Using Crowdfunding Data to Predict Venture Capital Investments and City Innovation

Short thesis

This talk will show how crowdfunding data can be used to predict venture capital investments, how the creative and cultural space of a city can be measured, and -as a cookie for creators and crowdfunders- which types of projects and creators are more successful.


Prediction is very difficult, especially if it’s about the future. - Niels Bohr

Since its inception in 2009, the crowdfunding platform Kickstarter successfully attributed  $1.9b to new product creation. Essentially, this capital contributed to anything from media and art related projects up to completely new innovations in the field of potato salad, virtual reality, IoT and 3D-printing.

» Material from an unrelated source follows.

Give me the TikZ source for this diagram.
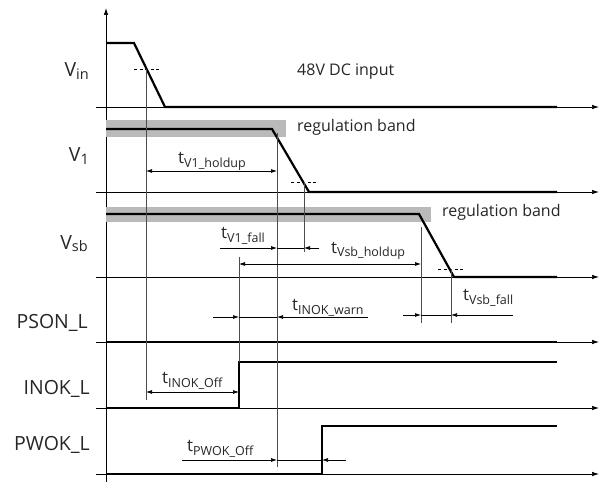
\documentclass[tikz,border=0pt]{standalone}
\usepackage{fontspec}
\setmainfont{Open Sans}
\usetikzlibrary{arrows.meta}
\newcommand\mysub[1]{\raisebox{-4pt}{\fontsize{12.5}{13}\selectfont #1}}
\newcommand\vsub[1]{\raisebox{-2.5pt}{\fontsize{14.5}{15}\selectfont #1}}
\tikzset{
  axisline/.style={line width=0.7pt, black, -{Latex[length=7pt,width=4.5pt]}},
  sig/.style={line width=2.2pt, black, line join=miter},
  guide/.style={line width=0.8pt, black!70},
  dashguide/.style={line width=0.7pt, black, dash pattern=on 3pt off 2.5pt},
  band/.style={fill=black!27, draw=none},
  dimline/.style={line width=0.7pt, black},
  tipr/.style={dimline, -{Latex[length=6pt,width=4pt]}},
  tipboth/.style={dimline, {Latex[length=6pt,width=4pt]}-{Latex[length=6pt,width=4pt]}},
  lbl/.style={anchor=base east, inner sep=0pt, text=black!85, font=\fontsize{19.5}{21}\selectfont},
  tlbl/.style={anchor=base west, inner sep=0pt, text=black!85, font=\fontsize{17}{19}\selectfont},
  note/.style={anchor=base west, inner sep=0pt, text=black!85, font=\fontsize{16}{18}\selectfont}
}
\begin{document}
\begin{tikzpicture}[x=1pt,y=-1pt]
\useasboundingbox (0,0) rectangle (603,484);
% main vertical axis
\coordinate (vbot) at (106,482);
\coordinate (vtop) at (106,8);
\draw[axisline] (vbot) -- (vtop);
% horizontal axes
\foreach \n/\y in {ain/107, aone/192, asb/277, apson/342, ainok/408, apwok/474}{
  \coordinate (\n s) at (96,\y);
  \coordinate (\n e) at (599,\y);
  \draw[axisline] (\n s) -- (\n e);
}
% regulation bands
\fill[band] (106,120) rectangle (286,137);
\fill[band] (106,207) rectangle (431,222);
% signals
\draw[sig] (106,43) -- (134,43) -- (165,107) -- (557,107);
\draw[sig] (106,129) -- (272,129) -- (309,192) -- (557,192);
\draw[sig] (106,214) -- (419,214) -- (454,277) -- (557,277);
\draw[sig] (106,342) -- (557,342);
\draw[sig] (106,408) -- (239,408) -- (239,362) -- (557,362);
\draw[sig] (106,474) -- (322,474) -- (322,426) -- (557,426);
% dashed threshold marks
\coordinate (d1a) at (134,69); \coordinate (d1b) at (159,69);
\coordinate (d2a) at (291,182); \coordinate (d2b) at (317,182);
\coordinate (d3a) at (438,269); \coordinate (d3b) at (463,269);
\draw[dashguide] (d1a) -- (d1b);
\draw[dashguide] (d2a) -- (d2b);
\draw[dashguide] (d3a) -- (d3b);
% guide lines
\coordinate (g1t) at (146,69);  \coordinate (g1b) at (146,400);
\coordinate (g2t) at (277,133); \coordinate (g2b) at (277,467);
\coordinate (g3t) at (304,182); \coordinate (g3b) at (304,252);
\coordinate (g4t) at (239,257); \coordinate (g4b) at (239,362);
\coordinate (g5t) at (421,227); \coordinate (g5b) at (421,323);
\coordinate (g6t) at (451,269); \coordinate (g6b) at (451,323);
\foreach \g in {g1,g2,g3,g4,g5,g6}{\draw[guide] (\g t) -- (\g b);}
% t_V1_holdup
\coordinate (h1a) at (146,171); \coordinate (h1b) at (277,171);
\draw[tipboth] (h1a) -- (h1b);
% t_V1_fall
\coordinate (f1a) at (220,248); \coordinate (f1b) at (277,248);
\coordinate (f1c) at (304,248); \coordinate (f1d) at (319,248);
\draw[tipr] (f1a) -- (f1b); \draw[dimline] (f1b) -- (f1c); \draw[tipr] (f1d) -- (f1c);
% t_Vsb_holdup
\coordinate (h2a) at (239,264); \coordinate (h2b) at (421,264);
\draw[tipboth] (h2a) -- (h2b);
% t_INOK_warn
\coordinate (w1a) at (213,317); \coordinate (w1b) at (239,317);
\coordinate (w1c) at (277,317); \coordinate (w1d) at (368,317);
\draw[tipr] (w1a) -- (w1b); \draw[dimline] (w1b) -- (w1c); \draw[tipr] (w1d) -- (w1c);
% t_Vsb_fall
\coordinate (f2a) at (403,315); \coordinate (f2b) at (421,315);
\coordinate (f2c) at (451,315); \coordinate (f2d) at (513,315);
\draw[tipr] (f2a) -- (f2b); \draw[dimline] (f2b) -- (f2c); \draw[tipr] (f2d) -- (f2c);
% t_INOK_Off
\coordinate (o1a) at (146,392); \coordinate (o1b) at (239,392);
\draw[tipboth] (o1a) -- (o1b);
% t_PWOK_Off
\coordinate (o2a) at (182,460); \coordinate (o2b) at (277,460);
\coordinate (o2c) at (322,460); \coordinate (o2d) at (346,460);
\draw[tipr] (o2a) -- (o2b); \draw[dimline] (o2b) -- (o2c); \draw[tipr] (o2d) -- (o2c);
% signal labels
\node[lbl] (lvin) at (89,77) {V\vsub{in}};
\node[lbl] (lv1) at (89,162) {V\vsub{1}};
\node[lbl] (lvsb) at (88,249) {V\vsub{sb}};
\node[lbl] (lpson) at (88,328) {PSON\_L};
\node[lbl] (linok) at (90,394) {INOK\_L};
\node[lbl] (lpwok) at (90,450) {PWOK\_L};
% notes
\node[note] (n48) at (297,76) {48V DC input};
\node[note] (nrb1) at (297,132) {regulation band};
\node[note] (nrb2) at (442,217) {regulation band};
% timing labels
\node[tlbl] (t1) at (178,164) {t\mysub{V1\_holdup}};
\node[tlbl] (t2) at (221,239) {t\mysub{V1\_fall}};
\node[tlbl] (t3) at (331,253) {t\mysub{Vsb\_holdup}};
\node[tlbl] (t4) at (292,310) {t\mysub{INOK\_warn}};
\node[tlbl] (t5) at (463,300) {t\mysub{Vsb\_fall}};
\node[tlbl] (t6) at (162,383) {t\mysub{INOK\_Off}};
\node[tlbl] (t7) at (187,451) {t\mysub{PWOK\_Off}};
\end{tikzpicture}
\end{document}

Crowdfunding is the new kid on the block in financing ideas. Unlike traditional financial vehicles such as bank loans, seed, angel or later stage venture capital (“VC”), crowdfunding allows individuals to fund innovation within a wide range of capital supply. The amount can vary from a few dollars for a pottery project to a new smart watch for $20 million in crowd-capital. "The wisdom of the crowd" is present where it enables the satisfaction of market demands that remained untapped. Such a system has three advantages: (1) The creator gets funded to be creative, independently from his location (2) the crowd gets a new product and (3) people like the presenter get data to run some sexy regressions. Win-Win-Win.

This talk will present how crowdfunding data can be used to predict venture capital investments and why crowdfunding may potentially crowd out venture capital within a specific funding range. It will also be highlighted how crowdfunding activity aligns with Google Trends and reddit search queries. Using methods from network science, the presentation will continue to show a city's cultural and creative complexity ("Innovation Space") and how such data could be used to improve local development initiatives. Closing the talk, attending creators and funders will be equipped with entertaining scientific knowledge on "What makes a crowdfunding campaign successful?", based on most recent experimental studies.